• [WHAT YOU ARE ASKED TO DO]:
Print each line exactly as it is given.

• [SOURCE MATERIAL]:

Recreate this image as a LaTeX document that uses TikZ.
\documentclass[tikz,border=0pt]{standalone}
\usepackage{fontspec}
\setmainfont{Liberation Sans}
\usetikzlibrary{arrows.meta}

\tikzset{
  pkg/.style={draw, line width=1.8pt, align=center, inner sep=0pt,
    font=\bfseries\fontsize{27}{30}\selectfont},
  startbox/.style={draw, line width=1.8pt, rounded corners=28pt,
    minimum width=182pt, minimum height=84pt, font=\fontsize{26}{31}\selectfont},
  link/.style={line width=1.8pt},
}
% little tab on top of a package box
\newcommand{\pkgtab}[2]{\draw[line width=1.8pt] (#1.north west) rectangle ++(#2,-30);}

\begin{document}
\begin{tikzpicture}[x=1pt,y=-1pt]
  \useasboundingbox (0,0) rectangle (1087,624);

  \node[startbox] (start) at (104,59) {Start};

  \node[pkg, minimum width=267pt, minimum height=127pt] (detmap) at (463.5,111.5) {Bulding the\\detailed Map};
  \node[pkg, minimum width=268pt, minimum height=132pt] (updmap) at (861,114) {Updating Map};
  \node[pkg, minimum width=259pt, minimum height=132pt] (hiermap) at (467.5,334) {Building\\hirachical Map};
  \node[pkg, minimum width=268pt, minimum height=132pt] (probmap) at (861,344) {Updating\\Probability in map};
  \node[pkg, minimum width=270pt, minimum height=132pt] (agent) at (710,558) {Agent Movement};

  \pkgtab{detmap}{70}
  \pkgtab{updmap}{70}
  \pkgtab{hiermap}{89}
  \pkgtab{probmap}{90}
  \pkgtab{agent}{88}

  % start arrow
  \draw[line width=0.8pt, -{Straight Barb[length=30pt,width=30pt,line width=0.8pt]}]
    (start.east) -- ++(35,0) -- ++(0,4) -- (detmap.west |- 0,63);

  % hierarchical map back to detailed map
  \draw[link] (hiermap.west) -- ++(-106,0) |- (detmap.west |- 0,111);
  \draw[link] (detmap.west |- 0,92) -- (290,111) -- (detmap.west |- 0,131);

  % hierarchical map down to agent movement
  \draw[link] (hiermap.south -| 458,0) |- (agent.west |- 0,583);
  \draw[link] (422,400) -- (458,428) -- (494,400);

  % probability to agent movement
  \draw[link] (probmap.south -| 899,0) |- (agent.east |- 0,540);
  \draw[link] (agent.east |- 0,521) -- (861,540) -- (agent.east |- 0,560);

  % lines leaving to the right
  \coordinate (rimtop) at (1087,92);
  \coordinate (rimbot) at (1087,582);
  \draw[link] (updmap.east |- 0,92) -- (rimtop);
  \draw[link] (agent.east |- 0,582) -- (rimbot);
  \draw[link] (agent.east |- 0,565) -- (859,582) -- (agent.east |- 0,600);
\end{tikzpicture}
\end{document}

• [ANSWER TO THIS EXERCISE]:
Recreate this image as a LaTeX document that uses TikZ.
\documentclass[tikz,border=0pt]{standalone}
\usepackage{fontspec}
\setmainfont{Liberation Sans}
\usetikzlibrary{arrows.meta}

\tikzset{
  pkg/.style={draw, line width=1.8pt, align=center, inner sep=0pt,
    font=\bfseries\fontsize{27}{30}\selectfont},
  startbox/.style={draw, line width=1.8pt, rounded corners=28pt,
    minimum width=182pt, minimum height=84pt, font=\fontsize{26}{31}\selectfont},
  link/.style={line width=1.8pt},
}
% little tab on top of a package box
\newcommand{\pkgtab}[2]{\draw[line width=1.8pt] (#1.north west) rectangle ++(#2,-30);}

\begin{document}
\begin{tikzpicture}[x=1pt,y=-1pt]
  \useasboundingbox (0,0) rectangle (1087,624);

  \node[startbox] (start) at (104,59) {Start};

  \node[pkg, minimum width=267pt, minimum height=127pt] (detmap) at (463.5,111.5) {Bulding the\\detailed Map};
  \node[pkg, minimum width=268pt, minimum height=132pt] (updmap) at (861,114) {Updating Map};
  \node[pkg, minimum width=259pt, minimum height=132pt] (hiermap) at (467.5,334) {Building\\hirachical Map};
  \node[pkg, minimum width=268pt, minimum height=132pt] (probmap) at (861,344) {Updating\\Probability in map};
  \node[pkg, minimum width=270pt, minimum height=132pt] (agent) at (710,558) {Agent Movement};

  \pkgtab{detmap}{70}
  \pkgtab{updmap}{70}
  \pkgtab{hiermap}{89}
  \pkgtab{probmap}{90}
  \pkgtab{agent}{88}

  % start arrow
  \draw[line width=0.8pt, -{Straight Barb[length=30pt,width=30pt,line width=0.8pt]}]
    (start.east) -- ++(35,0) -- ++(0,4) -- (detmap.west |- 0,63);

  % hierarchical map back to detailed map
  \draw[link] (hiermap.west) -- ++(-106,0) |- (detmap.west |- 0,111);
  \draw[link] (detmap.west |- 0,92) -- (290,111) -- (detmap.west |- 0,131);

  % hierarchical map down to agent movement
  \draw[link] (hiermap.south -| 458,0) |- (agent.west |- 0,583);
  \draw[link] (422,400) -- (458,428) -- (494,400);

  % probability to agent movement
  \draw[link] (probmap.south -| 899,0) |- (agent.east |- 0,540);
  \draw[link] (agent.east |- 0,521) -- (861,540) -- (agent.east |- 0,560);

  % lines leaving to the right
  \coordinate (rimtop) at (1087,92);
  \coordinate (rimbot) at (1087,582);
  \draw[link] (updmap.east |- 0,92) -- (rimtop);
  \draw[link] (agent.east |- 0,582) -- (rimbot);
  \draw[link] (agent.east |- 0,565) -- (859,582) -- (agent.east |- 0,600);
\end{tikzpicture}
\end{document}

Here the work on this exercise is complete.